Start DATASET SECTION
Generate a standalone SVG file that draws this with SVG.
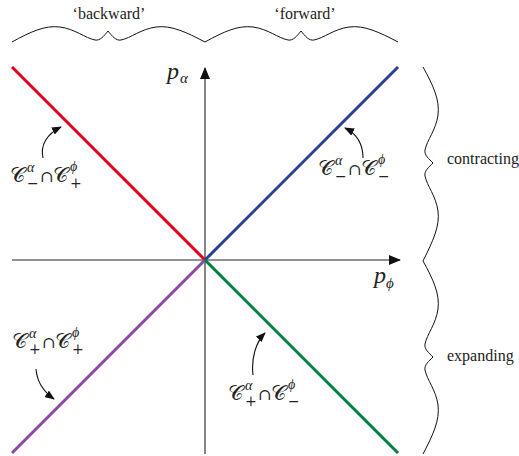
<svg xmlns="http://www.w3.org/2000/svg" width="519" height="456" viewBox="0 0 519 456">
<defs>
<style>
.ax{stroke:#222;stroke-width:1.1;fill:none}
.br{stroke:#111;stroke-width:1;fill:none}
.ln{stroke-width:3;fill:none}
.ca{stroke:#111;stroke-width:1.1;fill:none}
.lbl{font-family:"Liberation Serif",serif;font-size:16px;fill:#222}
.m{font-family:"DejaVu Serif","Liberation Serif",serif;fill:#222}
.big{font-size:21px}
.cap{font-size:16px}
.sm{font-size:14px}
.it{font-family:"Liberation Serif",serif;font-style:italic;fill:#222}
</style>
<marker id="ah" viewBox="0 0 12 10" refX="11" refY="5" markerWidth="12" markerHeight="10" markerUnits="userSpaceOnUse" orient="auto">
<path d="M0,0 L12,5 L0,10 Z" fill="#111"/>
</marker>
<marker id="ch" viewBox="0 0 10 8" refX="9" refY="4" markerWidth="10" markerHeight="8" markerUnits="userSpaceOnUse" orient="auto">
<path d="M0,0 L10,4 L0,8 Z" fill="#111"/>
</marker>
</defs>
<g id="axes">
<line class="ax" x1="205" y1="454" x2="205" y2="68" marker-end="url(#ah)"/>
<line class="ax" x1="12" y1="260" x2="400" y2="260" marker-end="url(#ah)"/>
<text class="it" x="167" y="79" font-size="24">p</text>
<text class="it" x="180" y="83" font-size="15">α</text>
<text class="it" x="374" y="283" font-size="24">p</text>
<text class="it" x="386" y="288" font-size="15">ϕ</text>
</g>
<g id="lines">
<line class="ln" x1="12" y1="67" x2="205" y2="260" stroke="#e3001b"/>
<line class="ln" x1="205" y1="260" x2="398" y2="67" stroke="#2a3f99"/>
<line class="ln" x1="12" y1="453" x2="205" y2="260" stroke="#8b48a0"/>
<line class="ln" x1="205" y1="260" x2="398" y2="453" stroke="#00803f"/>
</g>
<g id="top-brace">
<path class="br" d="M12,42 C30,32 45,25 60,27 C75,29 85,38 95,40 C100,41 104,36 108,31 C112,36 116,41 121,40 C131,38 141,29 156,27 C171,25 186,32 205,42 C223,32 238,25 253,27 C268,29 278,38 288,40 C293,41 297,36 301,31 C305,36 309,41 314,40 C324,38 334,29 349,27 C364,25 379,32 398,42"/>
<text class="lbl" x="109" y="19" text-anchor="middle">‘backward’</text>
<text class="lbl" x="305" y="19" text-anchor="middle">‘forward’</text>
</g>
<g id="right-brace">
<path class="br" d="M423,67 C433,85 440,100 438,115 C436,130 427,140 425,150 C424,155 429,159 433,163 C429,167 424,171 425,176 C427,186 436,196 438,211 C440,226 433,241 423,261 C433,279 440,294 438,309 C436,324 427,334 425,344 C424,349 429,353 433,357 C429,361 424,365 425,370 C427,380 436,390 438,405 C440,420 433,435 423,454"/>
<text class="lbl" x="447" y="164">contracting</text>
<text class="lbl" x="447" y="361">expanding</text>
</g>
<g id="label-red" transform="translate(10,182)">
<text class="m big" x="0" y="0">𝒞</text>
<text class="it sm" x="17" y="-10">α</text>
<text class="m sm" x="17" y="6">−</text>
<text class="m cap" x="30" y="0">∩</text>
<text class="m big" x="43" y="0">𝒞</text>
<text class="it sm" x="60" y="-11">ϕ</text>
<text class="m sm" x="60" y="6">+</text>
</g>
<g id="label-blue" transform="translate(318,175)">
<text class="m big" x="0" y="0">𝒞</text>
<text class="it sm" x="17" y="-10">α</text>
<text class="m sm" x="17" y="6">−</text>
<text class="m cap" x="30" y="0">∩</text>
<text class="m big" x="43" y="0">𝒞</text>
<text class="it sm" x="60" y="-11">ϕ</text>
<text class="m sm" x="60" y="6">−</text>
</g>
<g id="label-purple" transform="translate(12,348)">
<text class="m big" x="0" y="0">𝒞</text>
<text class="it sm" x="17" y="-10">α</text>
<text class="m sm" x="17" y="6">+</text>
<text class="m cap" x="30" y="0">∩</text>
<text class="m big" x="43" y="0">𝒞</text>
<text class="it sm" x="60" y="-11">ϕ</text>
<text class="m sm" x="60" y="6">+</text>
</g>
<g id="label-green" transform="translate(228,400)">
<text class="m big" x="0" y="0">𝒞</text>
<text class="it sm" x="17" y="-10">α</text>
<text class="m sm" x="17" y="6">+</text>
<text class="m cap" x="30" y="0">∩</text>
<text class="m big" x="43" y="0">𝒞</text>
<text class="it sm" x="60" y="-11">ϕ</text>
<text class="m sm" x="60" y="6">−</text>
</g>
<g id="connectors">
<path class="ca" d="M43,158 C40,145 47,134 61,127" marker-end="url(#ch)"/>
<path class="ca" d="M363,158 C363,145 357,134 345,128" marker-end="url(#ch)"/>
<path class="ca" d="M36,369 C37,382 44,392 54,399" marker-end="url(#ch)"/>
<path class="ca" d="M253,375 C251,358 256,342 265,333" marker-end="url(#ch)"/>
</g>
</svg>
End DATASET SECTION
= EXERCISE BRIEF =
Reproduce the whole listing above word for word, but not its pictures.

= OUTPUT =
Generate a standalone SVG file that draws this with SVG.
<svg xmlns="http://www.w3.org/2000/svg" width="519" height="456" viewBox="0 0 519 456">
<defs>
<style>
.ax{stroke:#222;stroke-width:1.1;fill:none}
.br{stroke:#111;stroke-width:1;fill:none}
.ln{stroke-width:3;fill:none}
.ca{stroke:#111;stroke-width:1.1;fill:none}
.lbl{font-family:"Liberation Serif",serif;font-size:16px;fill:#222}
.m{font-family:"DejaVu Serif","Liberation Serif",serif;fill:#222}
.big{font-size:21px}
.cap{font-size:16px}
.sm{font-size:14px}
.it{font-family:"Liberation Serif",serif;font-style:italic;fill:#222}
</style>
<marker id="ah" viewBox="0 0 12 10" refX="11" refY="5" markerWidth="12" markerHeight="10" markerUnits="userSpaceOnUse" orient="auto">
<path d="M0,0 L12,5 L0,10 Z" fill="#111"/>
</marker>
<marker id="ch" viewBox="0 0 10 8" refX="9" refY="4" markerWidth="10" markerHeight="8" markerUnits="userSpaceOnUse" orient="auto">
<path d="M0,0 L10,4 L0,8 Z" fill="#111"/>
</marker>
</defs>
<g id="axes">
<line class="ax" x1="205" y1="454" x2="205" y2="68" marker-end="url(#ah)"/>
<line class="ax" x1="12" y1="260" x2="400" y2="260" marker-end="url(#ah)"/>
<text class="it" x="167" y="79" font-size="24">p</text>
<text class="it" x="180" y="83" font-size="15">α</text>
<text class="it" x="374" y="283" font-size="24">p</text>
<text class="it" x="386" y="288" font-size="15">ϕ</text>
</g>
<g id="lines">
<line class="ln" x1="12" y1="67" x2="205" y2="260" stroke="#e3001b"/>
<line class="ln" x1="205" y1="260" x2="398" y2="67" stroke="#2a3f99"/>
<line class="ln" x1="12" y1="453" x2="205" y2="260" stroke="#8b48a0"/>
<line class="ln" x1="205" y1="260" x2="398" y2="453" stroke="#00803f"/>
</g>
<g id="top-brace">
<path class="br" d="M12,42 C30,32 45,25 60,27 C75,29 85,38 95,40 C100,41 104,36 108,31 C112,36 116,41 121,40 C131,38 141,29 156,27 C171,25 186,32 205,42 C223,32 238,25 253,27 C268,29 278,38 288,40 C293,41 297,36 301,31 C305,36 309,41 314,40 C324,38 334,29 349,27 C364,25 379,32 398,42"/>
<text class="lbl" x="109" y="19" text-anchor="middle">‘backward’</text>
<text class="lbl" x="305" y="19" text-anchor="middle">‘forward’</text>
</g>
<g id="right-brace">
<path class="br" d="M423,67 C433,85 440,100 438,115 C436,130 427,140 425,150 C424,155 429,159 433,163 C429,167 424,171 425,176 C427,186 436,196 438,211 C440,226 433,241 423,261 C433,279 440,294 438,309 C436,324 427,334 425,344 C424,349 429,353 433,357 C429,361 424,365 425,370 C427,380 436,390 438,405 C440,420 433,435 423,454"/>
<text class="lbl" x="447" y="164">contracting</text>
<text class="lbl" x="447" y="361">expanding</text>
</g>
<g id="label-red" transform="translate(10,182)">
<text class="m big" x="0" y="0">𝒞</text>
<text class="it sm" x="17" y="-10">α</text>
<text class="m sm" x="17" y="6">−</text>
<text class="m cap" x="30" y="0">∩</text>
<text class="m big" x="43" y="0">𝒞</text>
<text class="it sm" x="60" y="-11">ϕ</text>
<text class="m sm" x="60" y="6">+</text>
</g>
<g id="label-blue" transform="translate(318,175)">
<text class="m big" x="0" y="0">𝒞</text>
<text class="it sm" x="17" y="-10">α</text>
<text class="m sm" x="17" y="6">−</text>
<text class="m cap" x="30" y="0">∩</text>
<text class="m big" x="43" y="0">𝒞</text>
<text class="it sm" x="60" y="-11">ϕ</text>
<text class="m sm" x="60" y="6">−</text>
</g>
<g id="label-purple" transform="translate(12,348)">
<text class="m big" x="0" y="0">𝒞</text>
<text class="it sm" x="17" y="-10">α</text>
<text class="m sm" x="17" y="6">+</text>
<text class="m cap" x="30" y="0">∩</text>
<text class="m big" x="43" y="0">𝒞</text>
<text class="it sm" x="60" y="-11">ϕ</text>
<text class="m sm" x="60" y="6">+</text>
</g>
<g id="label-green" transform="translate(228,400)">
<text class="m big" x="0" y="0">𝒞</text>
<text class="it sm" x="17" y="-10">α</text>
<text class="m sm" x="17" y="6">+</text>
<text class="m cap" x="30" y="0">∩</text>
<text class="m big" x="43" y="0">𝒞</text>
<text class="it sm" x="60" y="-11">ϕ</text>
<text class="m sm" x="60" y="6">−</text>
</g>
<g id="connectors">
<path class="ca" d="M43,158 C40,145 47,134 61,127" marker-end="url(#ch)"/>
<path class="ca" d="M363,158 C363,145 357,134 345,128" marker-end="url(#ch)"/>
<path class="ca" d="M36,369 C37,382 44,392 54,399" marker-end="url(#ch)"/>
<path class="ca" d="M253,375 C251,358 256,342 265,333" marker-end="url(#ch)"/>
</g>
</svg>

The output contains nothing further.